I took them back the next day and ended up getting a refund as they'd sold out of 10s (blast it), so to quell my disappointment I gave into temptation and went into my local branch of The Works bookshop. In the past I've snapped up some real bargains in there and although I didn't need (or have the space for!) any more books I didn't think it would hurt to have a look. I ended up coming out £10 lighter and 6 books heavier! They were doing 3 for £5 on end-of-stock fiction paperbacks and, as always seems to be the way, I found five that appealed to me. Eventually I found a sixth to make up the offer, and here they are:

For some reason despite being a fan of period crime fiction I've always seemed to restrict myself to Agatha Christie's Poirot series, Conan Doyle's Sherlock Holmes stories, Erle Stanley Gardner's Perry Mason books and collections of lurid American pulp fiction from the '20s and '30s, but to my shame I have never read any of Dorothy L. Sayers' wonderful Lord Peter Wimsey Mysteries (I have seen a few episodes of both the brilliant 1970s series, starring the late Ian Carmichael, and the later '80s adaptation with Edward Petherbridge. I must try and watch some more, preferably the ones with Carmichael). I can put that to rights now as there were copies of two stories - Clouds Of Witness and Whose Body?

Georgette Heyer is another contemporary of Christie and Sayers who I have just recently come across - I picked up a copy of one of her crime novels, Why Shoot a Butler?, in a charity shop a few months ago. It's been a very atmospheric story with a great period feel, so I expect more of the same from Footsteps in the Dark.

It was then that I caught sight of two more books, which I'd never heard of before but which looked intriguing. They're part of The Daisy Dalrymple Series of mysteries by the modern author Carola Dunn and feature the characters of 1920s writer Daisy Dalrymple and her fiance police inspector Alec Fletcher. From what little I've seen, they would appear to be rather in the Tommy & Tuppence mold, I think. Despite being by a current author the books are written in a jolly Twenties style, with lots of period charm, settings, the use of 1920s slang etc. I was strangely both attracted and put off by the covers; a nagging doubt assailed me that - female author, female lead character, Twenties-style artwork on the cover but perhaps slightly feminine - I began to wonder if this was period "chick-lit". I needn't have worried though; the blurb on the back reassured me and it passed my interesting read test - if the first paragraph/page grabs me and makes me want to keep on reading, it's usually a winner.
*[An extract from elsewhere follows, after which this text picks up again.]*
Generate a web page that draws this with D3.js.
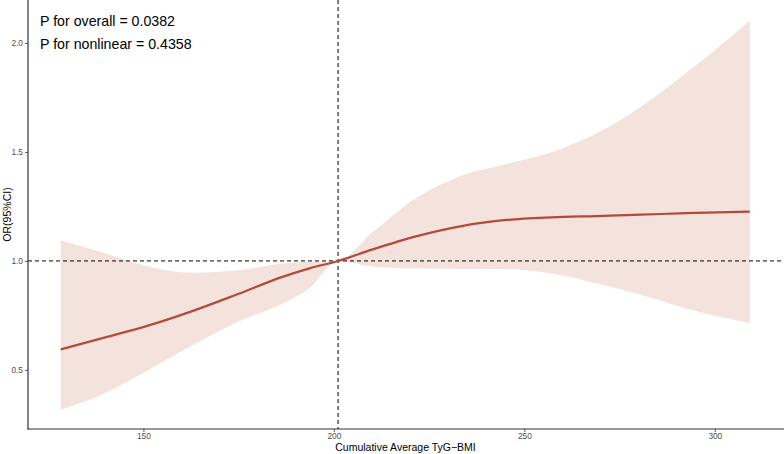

Now casting about for a sixth book I came across another series - the Jim Stringer - Steam Detective set of six stories. With things starting to spiral out of control and 3 for £5 already now 6 for £10 and threatening to become 9 for £15 or worse I weighed up which of the series sounded the best and settled on The Lost Luggage Porter. Set in 1906, railway detective Jim Stringer investigates two murders on a York-bound train.

So another pile of books is added to my collection and jolly good they sound too. Considering their cover values combined came to over £45 I think a tenner turned out to be an absolute bargain! It'll be a treat to read some new authors for a change; my reading list has been far too narrow of late. Now it's just a matter of finding some space in the bookcase...
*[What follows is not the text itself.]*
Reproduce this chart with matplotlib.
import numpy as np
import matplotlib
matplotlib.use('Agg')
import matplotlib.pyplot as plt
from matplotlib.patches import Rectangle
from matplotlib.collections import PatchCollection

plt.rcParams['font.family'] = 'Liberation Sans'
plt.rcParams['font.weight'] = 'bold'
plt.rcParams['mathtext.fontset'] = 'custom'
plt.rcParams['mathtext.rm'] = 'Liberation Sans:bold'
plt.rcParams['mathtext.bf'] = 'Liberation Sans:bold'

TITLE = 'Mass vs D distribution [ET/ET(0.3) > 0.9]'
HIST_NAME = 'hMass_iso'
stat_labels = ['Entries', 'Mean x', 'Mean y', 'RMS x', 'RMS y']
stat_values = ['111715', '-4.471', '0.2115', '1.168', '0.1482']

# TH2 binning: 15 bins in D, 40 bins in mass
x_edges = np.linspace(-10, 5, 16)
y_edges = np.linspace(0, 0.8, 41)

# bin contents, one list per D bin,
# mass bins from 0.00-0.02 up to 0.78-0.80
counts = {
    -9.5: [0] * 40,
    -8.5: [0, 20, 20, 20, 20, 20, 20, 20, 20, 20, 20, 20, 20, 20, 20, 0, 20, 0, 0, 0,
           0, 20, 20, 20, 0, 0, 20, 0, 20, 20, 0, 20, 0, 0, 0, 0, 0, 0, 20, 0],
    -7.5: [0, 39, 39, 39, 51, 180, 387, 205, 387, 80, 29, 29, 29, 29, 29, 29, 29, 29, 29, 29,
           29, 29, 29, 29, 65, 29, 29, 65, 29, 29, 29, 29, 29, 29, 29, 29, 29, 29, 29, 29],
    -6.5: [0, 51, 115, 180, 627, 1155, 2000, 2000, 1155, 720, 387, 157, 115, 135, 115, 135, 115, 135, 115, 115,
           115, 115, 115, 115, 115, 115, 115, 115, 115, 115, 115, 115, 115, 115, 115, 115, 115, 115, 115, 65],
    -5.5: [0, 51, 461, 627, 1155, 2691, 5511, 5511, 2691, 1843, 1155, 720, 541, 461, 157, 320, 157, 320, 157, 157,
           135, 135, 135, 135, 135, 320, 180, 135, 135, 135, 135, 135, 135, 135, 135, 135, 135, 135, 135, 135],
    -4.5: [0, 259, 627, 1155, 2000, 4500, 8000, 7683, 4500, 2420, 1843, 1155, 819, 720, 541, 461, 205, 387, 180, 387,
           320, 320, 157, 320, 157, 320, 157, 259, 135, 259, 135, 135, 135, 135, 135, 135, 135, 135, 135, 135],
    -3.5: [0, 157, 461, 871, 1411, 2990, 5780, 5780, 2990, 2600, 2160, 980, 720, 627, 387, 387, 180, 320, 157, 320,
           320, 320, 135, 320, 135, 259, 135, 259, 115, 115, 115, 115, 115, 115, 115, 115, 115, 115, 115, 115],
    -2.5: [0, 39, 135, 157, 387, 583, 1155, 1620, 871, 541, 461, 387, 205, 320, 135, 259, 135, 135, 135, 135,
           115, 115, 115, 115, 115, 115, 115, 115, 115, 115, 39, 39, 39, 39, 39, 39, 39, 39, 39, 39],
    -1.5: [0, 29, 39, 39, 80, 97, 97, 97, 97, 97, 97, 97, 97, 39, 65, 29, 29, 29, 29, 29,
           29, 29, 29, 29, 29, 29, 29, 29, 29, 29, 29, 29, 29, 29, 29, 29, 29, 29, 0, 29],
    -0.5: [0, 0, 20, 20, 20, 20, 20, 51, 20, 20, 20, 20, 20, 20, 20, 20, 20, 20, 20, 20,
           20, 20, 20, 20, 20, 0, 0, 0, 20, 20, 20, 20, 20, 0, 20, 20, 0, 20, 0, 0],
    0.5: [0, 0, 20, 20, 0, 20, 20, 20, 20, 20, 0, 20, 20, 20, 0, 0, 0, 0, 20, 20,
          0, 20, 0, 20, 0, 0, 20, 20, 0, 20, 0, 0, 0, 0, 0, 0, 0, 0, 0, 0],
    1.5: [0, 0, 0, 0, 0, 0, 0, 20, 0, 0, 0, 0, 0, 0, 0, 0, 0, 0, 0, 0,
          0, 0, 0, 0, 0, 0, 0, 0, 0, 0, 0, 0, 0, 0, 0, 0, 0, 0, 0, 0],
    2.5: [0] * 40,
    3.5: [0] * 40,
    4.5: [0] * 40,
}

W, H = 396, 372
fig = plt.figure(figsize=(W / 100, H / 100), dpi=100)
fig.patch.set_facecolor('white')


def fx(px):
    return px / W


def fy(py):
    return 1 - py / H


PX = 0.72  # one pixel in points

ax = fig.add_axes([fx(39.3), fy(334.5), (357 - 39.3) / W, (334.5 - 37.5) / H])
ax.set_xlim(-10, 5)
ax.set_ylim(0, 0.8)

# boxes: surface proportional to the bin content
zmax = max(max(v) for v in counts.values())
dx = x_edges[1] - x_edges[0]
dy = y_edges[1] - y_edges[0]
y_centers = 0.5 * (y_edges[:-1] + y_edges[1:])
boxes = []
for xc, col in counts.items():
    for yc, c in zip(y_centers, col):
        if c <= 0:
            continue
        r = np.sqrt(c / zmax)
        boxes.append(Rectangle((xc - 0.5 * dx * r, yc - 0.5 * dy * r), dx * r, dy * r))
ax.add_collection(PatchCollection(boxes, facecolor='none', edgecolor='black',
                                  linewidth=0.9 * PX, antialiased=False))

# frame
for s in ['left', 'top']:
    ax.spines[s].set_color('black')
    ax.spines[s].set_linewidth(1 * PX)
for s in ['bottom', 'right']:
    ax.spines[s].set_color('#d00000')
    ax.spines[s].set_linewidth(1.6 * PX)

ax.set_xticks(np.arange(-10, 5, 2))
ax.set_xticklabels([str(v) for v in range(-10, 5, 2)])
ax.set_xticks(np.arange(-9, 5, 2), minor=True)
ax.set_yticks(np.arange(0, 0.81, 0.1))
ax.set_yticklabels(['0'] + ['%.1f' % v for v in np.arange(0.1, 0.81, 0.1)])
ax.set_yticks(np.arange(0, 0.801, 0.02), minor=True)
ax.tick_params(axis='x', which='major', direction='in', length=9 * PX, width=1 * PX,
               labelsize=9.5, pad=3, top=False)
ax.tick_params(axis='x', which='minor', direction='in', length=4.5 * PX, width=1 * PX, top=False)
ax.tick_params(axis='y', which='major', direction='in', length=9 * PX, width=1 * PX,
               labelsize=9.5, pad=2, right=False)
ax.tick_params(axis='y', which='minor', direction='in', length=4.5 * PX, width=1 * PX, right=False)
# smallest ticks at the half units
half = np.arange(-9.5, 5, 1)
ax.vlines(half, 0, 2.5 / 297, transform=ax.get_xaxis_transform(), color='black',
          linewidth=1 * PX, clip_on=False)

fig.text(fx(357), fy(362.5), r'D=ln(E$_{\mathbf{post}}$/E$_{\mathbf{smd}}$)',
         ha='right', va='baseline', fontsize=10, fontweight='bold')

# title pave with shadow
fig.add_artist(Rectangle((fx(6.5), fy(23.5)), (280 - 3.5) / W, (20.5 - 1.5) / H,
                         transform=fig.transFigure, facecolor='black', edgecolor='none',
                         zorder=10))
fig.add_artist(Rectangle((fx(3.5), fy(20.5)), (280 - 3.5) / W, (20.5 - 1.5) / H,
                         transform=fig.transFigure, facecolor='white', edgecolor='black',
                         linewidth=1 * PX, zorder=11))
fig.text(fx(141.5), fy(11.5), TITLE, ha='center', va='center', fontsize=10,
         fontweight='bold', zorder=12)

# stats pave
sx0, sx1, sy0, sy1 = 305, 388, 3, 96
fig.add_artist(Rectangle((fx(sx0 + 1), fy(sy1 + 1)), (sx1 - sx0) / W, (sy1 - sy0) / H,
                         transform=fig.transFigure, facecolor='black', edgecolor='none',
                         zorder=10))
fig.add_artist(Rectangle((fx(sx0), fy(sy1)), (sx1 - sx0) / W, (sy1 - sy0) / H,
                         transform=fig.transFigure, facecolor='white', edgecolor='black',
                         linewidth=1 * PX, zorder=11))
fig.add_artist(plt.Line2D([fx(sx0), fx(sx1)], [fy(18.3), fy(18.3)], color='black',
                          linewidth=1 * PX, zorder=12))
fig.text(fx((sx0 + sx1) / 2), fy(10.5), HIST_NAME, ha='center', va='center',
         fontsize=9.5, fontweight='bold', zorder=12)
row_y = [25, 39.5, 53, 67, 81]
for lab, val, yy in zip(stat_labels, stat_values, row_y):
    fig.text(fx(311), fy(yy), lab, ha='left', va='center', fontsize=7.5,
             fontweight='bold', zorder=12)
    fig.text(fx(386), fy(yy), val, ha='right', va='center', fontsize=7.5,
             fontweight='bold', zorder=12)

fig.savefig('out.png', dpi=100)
  1. Oh, I'm so envious of your tomes!! great finds!

  2. I love that bookshop, I popped in there myself today however I resisted temptation. For a change. They often have old fashioned crime books, love it! x

  3. Have you tried Margery allinghams Albert Campion series? they are all quite different from each other, some crime some adventures ome downright spooky, all well written.

  4. Funnily enough Margery Allingham's Campion series is another set of mysteries that I have seen on TV (I actually have the Peter Davison adaptations on DVD) but have never had the opportunity to read in book form. I must rectify that as soon as I get the chance.

    That's also the case with the Rex Stout Nero Wolfe stories. Gosh, more books! I might have to prevail upon my local library so as to spare my bookshelves!

  5. Oooh, note to self must read Dorothy L Sayers and Georgette Heyer (to my shame, I always thought that the latter was like Barbara Cartland, but you're the third blogger I read that recommends her).

  6. I have the set of Georgette Heyer's mysteries under the bed in the 'to read' pile. Let us know what you think of the Daisy Dalrymple, I haven't read any myself but they have some in my book club and i was thinking about getting them (and adding them to the 'to read' pile under the bed!)

    I was also going to suggest Margery Allingham's Campion books. I also like Ngaio Marsh, have you read any of her Roderick Allyen books?

  7. Check you out with your book haul! I do love a good rummage around The Works - and you have pointed me in the right direction for some new reads (like my "to be rest" mountain is not hight enough as it is)
    Tough luck on the shoes - have you checked on line with Clarks? They will deliver to store free of charge :)

  8. Loo,
    Georgette Heyer also apparently wrote Regency-period romance stories (I won't be reading any of those, before you ask! ;-)), which is maybe where you got the Barbara Cartland idea from?

    Miss Magpie,
    I certainly will report back on the Daisy Dalrymple series, plus make a concerted effort to get hold of some Campion (and Alleyn) stories.

    I know, I'm a terrible bibliophile - my bookshelves are already 2 rows deep! Re: the shoes; the staff were very helpful - they checked the online stock while I was there, but alas! no size 10s anywhere! :-(

  9. Oh snap! I bought both the Dorothy.L.Sayer books and the Carola Dunn 'Dead in the water' from the 'Works' just before xmas (great minds and all that!) Have Just started on 'Dead in the Water' and so far so good!